Так, по мере удаления от бурной эпохи установления государственного строя свобода неприметно теряется из виду. Для усыпления умов необходимо лишь предоставить вещам идти своим чередом. Не всегда, однако, наверху полагаются на одно лишь могущество времени.

Иной раз утверждение деспотизма проходит в веселье. Ничего, кроме игр и празднеств, плясок и песен. За этими играми, однако, народ не видит того зла, которое ему готовят, и предается удовольствиям, оглашая воздух радостными песнями.
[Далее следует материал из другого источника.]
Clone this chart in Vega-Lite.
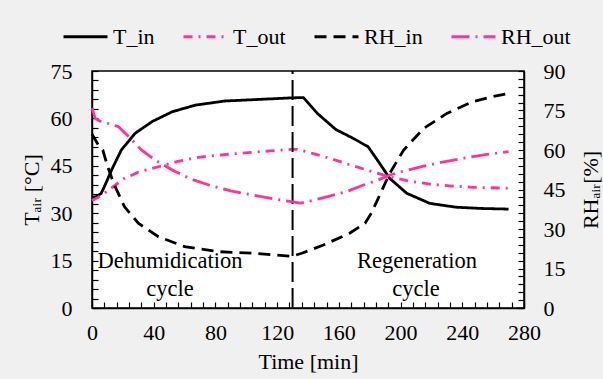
{
  "$schema": "https://vega.github.io/schema/vega-lite/v6.json",
  "width": 432,
  "height": 237,
  "autosize": {"type": "none"},
  "padding": {"left": 92, "top": 71, "right": 79, "bottom": 71},
  "background": "#f0f0f0",
  "config": {
    "view": {"fill": "white", "stroke": "black", "strokeWidth": 1.5},
    "font": "Liberation Serif",
    "axis": {
      "labelFont": "Liberation Serif",
      "titleFont": "Liberation Serif",
      "labelFontSize": 22,
      "titleFontSize": 22,
      "titleFontWeight": "normal",
      "labelColor": "black",
      "titleColor": "black",
      "domainColor": "black",
      "domainWidth": 1.5,
      "ticks": true,
      "tickColor": "black",
      "tickWidth": 1.2,
      "tickSize": -6,
      "labelOverlap": false,
      "labelBound": false,
      "labelFlush": false,
      "grid": false,
      "zindex": 1
    }
  },
  "datasets": {
    "temp": [
      {"t": 0, "v": 35, "s": "T_in"}, {"t": 3, "v": 35.3, "s": "T_in"}, {"t": 6, "v": 36.3, "s": "T_in"},
      {"t": 9, "v": 39.5, "s": "T_in"}, {"t": 13, "v": 44, "s": "T_in"}, {"t": 19, "v": 50, "s": "T_in"},
      {"t": 28, "v": 55.3, "s": "T_in"}, {"t": 39, "v": 59, "s": "T_in"}, {"t": 52, "v": 62.1, "s": "T_in"},
      {"t": 67, "v": 64.2, "s": "T_in"}, {"t": 86, "v": 65.5, "s": "T_in"}, {"t": 108, "v": 66, "s": "T_in"},
      {"t": 129, "v": 66.5, "s": "T_in"}, {"t": 137, "v": 66.6, "s": "T_in"}, {"t": 146, "v": 61.6, "s": "T_in"},
      {"t": 158, "v": 56.5, "s": "T_in"}, {"t": 170, "v": 53.5, "s": "T_in"}, {"t": 179, "v": 51, "s": "T_in"},
      {"t": 185, "v": 46.8, "s": "T_in"}, {"t": 193, "v": 41, "s": "T_in"}, {"t": 204, "v": 36.3, "s": "T_in"},
      {"t": 219, "v": 33.1, "s": "T_in"}, {"t": 236, "v": 31.9, "s": "T_in"}, {"t": 252, "v": 31.5, "s": "T_in"},
      {"t": 270, "v": 31.3, "s": "T_in"},
      {"t": 0, "v": 34, "s": "T_out"}, {"t": 4, "v": 35, "s": "T_out"}, {"t": 8, "v": 36.3, "s": "T_out"},
      {"t": 14, "v": 38.5, "s": "T_out"}, {"t": 21, "v": 41, "s": "T_out"}, {"t": 30, "v": 43, "s": "T_out"},
      {"t": 43, "v": 44.7, "s": "T_out"}, {"t": 55, "v": 46.3, "s": "T_out"}, {"t": 69, "v": 47.7, "s": "T_out"},
      {"t": 85, "v": 48.5, "s": "T_out"}, {"t": 99, "v": 49.1, "s": "T_out"}, {"t": 115, "v": 49.7, "s": "T_out"},
      {"t": 129, "v": 50.2, "s": "T_out"}, {"t": 133, "v": 50.2, "s": "T_out"}, {"t": 144, "v": 48.8, "s": "T_out"},
      {"t": 154, "v": 47.4, "s": "T_out"}, {"t": 166, "v": 45.5, "s": "T_out"}, {"t": 178, "v": 43.7, "s": "T_out"},
      {"t": 186, "v": 42.5, "s": "T_out"}, {"t": 193, "v": 41.5, "s": "T_out"}, {"t": 205, "v": 40.2, "s": "T_out"},
      {"t": 219, "v": 39.2, "s": "T_out"}, {"t": 233, "v": 38.6, "s": "T_out"}, {"t": 247, "v": 38.2, "s": "T_out"},
      {"t": 270, "v": 37.9, "s": "T_out"}
    ],
    "rh": [
      {"t": 0, "v": 66, "s": "RH_in"}, {"t": 2, "v": 64, "s": "RH_in"}, {"t": 4, "v": 62, "s": "RH_in"},
      {"t": 7, "v": 60, "s": "RH_in"}, {"t": 10, "v": 54, "s": "RH_in"}, {"t": 14, "v": 47.4, "s": "RH_in"},
      {"t": 21, "v": 38.5, "s": "RH_in"}, {"t": 30, "v": 32.2, "s": "RH_in"}, {"t": 43, "v": 27.1, "s": "RH_in"},
      {"t": 60, "v": 23.3, "s": "RH_in"}, {"t": 82, "v": 21.4, "s": "RH_in"}, {"t": 104, "v": 20.8, "s": "RH_in"},
      {"t": 128, "v": 19.7, "s": "RH_in"}, {"t": 130, "v": 19.7, "s": "RH_in"}, {"t": 136, "v": 20.8, "s": "RH_in"},
      {"t": 150, "v": 23.9, "s": "RH_in"}, {"t": 167, "v": 28.4, "s": "RH_in"}, {"t": 177, "v": 32.2, "s": "RH_in"},
      {"t": 181, "v": 36, "s": "RH_in"}, {"t": 185, "v": 41, "s": "RH_in"}, {"t": 193, "v": 51.2, "s": "RH_in"},
      {"t": 202, "v": 60, "s": "RH_in"}, {"t": 215, "v": 68.2, "s": "RH_in"}, {"t": 230, "v": 73.9, "s": "RH_in"},
      {"t": 247, "v": 78.4, "s": "RH_in"}, {"t": 260, "v": 80.3, "s": "RH_in"}, {"t": 270, "v": 81.5, "s": "RH_in"},
      {"t": 0, "v": 76, "s": "RH_out"}, {"t": 2, "v": 72, "s": "RH_out"}, {"t": 5, "v": 71, "s": "RH_out"},
      {"t": 10, "v": 70.2, "s": "RH_out"}, {"t": 17, "v": 68.9, "s": "RH_out"}, {"t": 24, "v": 65, "s": "RH_out"},
      {"t": 32, "v": 60, "s": "RH_out"}, {"t": 42, "v": 55.8, "s": "RH_out"}, {"t": 52, "v": 52.4, "s": "RH_out"},
      {"t": 64, "v": 49, "s": "RH_out"}, {"t": 78, "v": 46.3, "s": "RH_out"}, {"t": 90, "v": 44.5, "s": "RH_out"},
      {"t": 104, "v": 42.9, "s": "RH_out"}, {"t": 117, "v": 41.5, "s": "RH_out"}, {"t": 129, "v": 40.4, "s": "RH_out"},
      {"t": 135, "v": 39.8, "s": "RH_out"}, {"t": 144, "v": 41, "s": "RH_out"}, {"t": 154, "v": 42.5, "s": "RH_out"},
      {"t": 165, "v": 44.2, "s": "RH_out"}, {"t": 176, "v": 46.7, "s": "RH_out"}, {"t": 185, "v": 48.5, "s": "RH_out"},
      {"t": 193, "v": 50.5, "s": "RH_out"}, {"t": 204, "v": 52.3, "s": "RH_out"}, {"t": 215, "v": 53.9, "s": "RH_out"},
      {"t": 228, "v": 55.5, "s": "RH_out"}, {"t": 241, "v": 56.9, "s": "RH_out"}, {"t": 255, "v": 58.2, "s": "RH_out"},
      {"t": 270, "v": 59.4, "s": "RH_out"}
    ],
    "divider": [{"t": 130, "v": 0, "hi": 75}],
    "notes": [
      {"t": 50.6, "v": 14.9, "label": "Dehumidication"},
      {"t": 50.6, "v": 6.0, "label": "cycle"},
      {"t": 210.6, "v": 14.9, "label": "Regeneration"},
      {"t": 210.0, "v": 6.0, "label": "cycle"}
    ]
  },
  "encoding": {
    "x": {
      "field": "t", "type": "quantitative",
      "scale": {"domain": [0, 280], "nice": false},
      "axis": {
        "title": "Time [min]",
        "values": [0,8,16,24,32,40,48,56,64,72,80,88,96,104,112,120,128,136,144,152,160,168,176,184,192,200,208,216,224,232,240,248,256,264,272,280],
        "labelExpr": "datum.value % 40 == 0 ? datum.label : ''",
        "labelOverlap": false,
        "labelPadding": 20,
        "titlePadding": 8
      }
    }
  },
  "layer": [
    {
      "encoding": {
        "y": {
          "field": "v", "type": "quantitative",
          "scale": {"domain": [0, 75], "nice": false},
          "axis": {
            "title": "Tₐᵢᵣ [°C]",
            "values": [0,3,6,9,12,15,18,21,24,27,30,33,36,39,42,45,48,51,54,57,60,63,66,69,72,75],
            "labelExpr": "datum.value % 15 == 0 ? datum.label : ''",
            "labelOverlap": false,
            "labelPadding": 26,
            "titlePadding": 7
          }
        }
      },
      "layer": [
        {
          "data": {"name": "temp"},
          "mark": {"type": "line", "strokeWidth": 2.8},
          "encoding": {
            "color": {
              "field": "s", "type": "nominal",
              "scale": {"domain": ["T_in", "T_out", "RH_in", "RH_out"], "range": ["black", "#ff3399", "black", "#ff3399"]},
              "legend": {
                "title": null, "orient": "none", "direction": "horizontal",
                "legendX": -30, "legendY": -58,
                "symbolType": "stroke", "symbolSize": 1936, "symbolStrokeWidth": 3,
                "labelFont": "Liberation Serif", "labelFontSize": 22, "labelColor": "black",
                "labelOffset": 4, "columnPadding": 22
              }
            },
            "strokeDash": {
              "field": "s", "type": "nominal",
              "scale": {"domain": ["T_in", "T_out", "RH_in", "RH_out"], "range": [[1, 0], [9, 6, 2, 6], [12, 7], [18, 6, 2, 6]]},
              "legend": {
                "title": null, "orient": "none", "direction": "horizontal",
                "legendX": -30, "legendY": -58,
                "symbolType": "stroke", "symbolSize": 1936, "symbolStrokeWidth": 3,
                "labelFont": "Liberation Serif", "labelFontSize": 22, "labelColor": "black",
                "labelOffset": 4, "columnPadding": 22
              }
            }
          }
        },
        {
          "data": {"name": "divider"},
          "mark": {"type": "rule", "color": "black", "strokeWidth": 2, "strokeDash": [20, 6]},
          "encoding": {
            "y2": {"field": "hi"}
          }
        },
        {
          "data": {"name": "notes"},
          "mark": {"type": "text", "font": "Liberation Serif", "fontSize": 22.5, "color": "black", "baseline": "middle", "align": "center"},
          "encoding": {
            "text": {"field": "label"}
          }
        }
      ]
    },
    {
      "data": {"name": "rh"},
      "mark": {"type": "line", "strokeWidth": 2.8},
      "encoding": {
        "y": {
          "field": "v", "type": "quantitative",
          "scale": {"domain": [0, 90], "nice": false},
          "axis": {
            "orient": "right",
            "title": "RHₐᵢᵣ[%]",
            "titleAngle": -90,
            "titleBaseline": "top",
            "values": [0,3,6,9,12,15,18,21,24,27,30,33,36,39,42,45,48,51,54,57,60,63,66,69,72,75,78,81,84,87,90],
            "labelExpr": "datum.value % 15 == 0 ? datum.label : ''",
            "labelOverlap": false,
            "labelPadding": 25,
            "titlePadding": 15
          }
        },
        "color": {"field": "s", "type": "nominal"},
        "strokeDash": {"field": "s", "type": "nominal"}
      }
    }
  ],
  "resolve": {"scale": {"y": "independent"}}
}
Между тем как безрассудные предаются радости, мудрый уже провидит несчастья, грозящие отечеству, несчастья, от которых – придет день – оно должно будет погибнуть; он усматривает в этих празднествах первые шаги от сильной власти к деспотизму, он замечает увитые цветами цепи, готовые упасть на плечи своих сограждан.

Вначале государи всегда ведут народы к рабству по дорогам, усыпанным цветами. Сперва они не скупятся на устройство празднеств, но, поскольку эти празднества не могут продолжаться постоянно, если не располагаешь безмерной добычей, то государи стараются открыть постоянный источник развращения народа; они поощряют ремесла, стремятся добиться расцвета торговли и установления неравенства состояний, всегда влекущего за собой роскошь.

Государи ничем не пренебрегают ради поощрения роскоши, они выставляют ее на зависть другим, они первыми бросают в сердца семена разврата. Если не все из них проповедуют роскошь своим примером, они все-таки отказываются бороться с нею. При Августе сенат неоднократно предлагал реформу нравов и роскоши, реформу, над которой император вынужден был трудиться в силу своих обязанностей цензора; но он всегда искусно обходил эти докучливые требования.

Распространение торговли и роскоши всегда имеет слишком губительные последствия для наций добродетельных, чтобы не остановиться на их сущности.

Торговля требует, чтобы различные народы сносились между собой. Доставляя всем плоды различных стран, торговля делает их рабами новых потребностей и знакомит с новыми наслаждениями, она изнеживает, прививая вкус к излишествам, и развращает роскошью.

Смягчая грубые нравы, торговля портит нравы простые и чистые; изгоняя кое-какие смешные национальные черты, она вносит тысячу иноземных нелепостей; вытесняя вредоносные предрассудки, она разрушает и предрассудки полезные.

При подобном приливе и отливе пришельцев, обусловленном торговлей, каждый приносит нечто из своей страны: вскоре манеры, обычаи, правила поведения, верования и обряды смешиваются и сливаются. Понемногу мирятся со всеми государственными порядками и забывают те, при которых сами появились на свет. Торговец, привыкший общаться с иностранцами, начинает их глазами смотреть на своих соотечественников и кончает тем, что теряет с ними связь.

Торговля смешивает не только обычаи и манеры, но также и нравы всех стран: пьянство, роскошь, пышность, страсть к игре, распутство входят в моду, и каждый народ добавляет к своим порокам не один чужеземный порок.

Настоящий торговец – это гражданин мира. Алчущий богатств, он объезжает землю в поисках их, привязывается к странам, которые сулят ему больший барыш, и его отчизна всегда находится там, где лучше идут его дела.

У него, без конца занятого обогащением, голова полна лишь предметами торговли, доходными спекуляциями, расчетами, способами накопления золота и отнятия его у других. Его сердце, чуждое всему остальному, закрывается для самых благородных привязанностей, и любовь к свободе угасает в нем вместе с любовью к родине.

Даже у людей наиболее честных меркантильный дух принижает душу и разрушает любовь к независимости. Все подчиняя голому расчету, торговец постепенно начинает оценивать в деньгах каждую вещь: для него все продажно, и золото служит для него столь же мерилом добрых услуг, героических действий, талантов, добродетелей, сколь и средством оплаты труда, плодов земли и ремесленных изделий.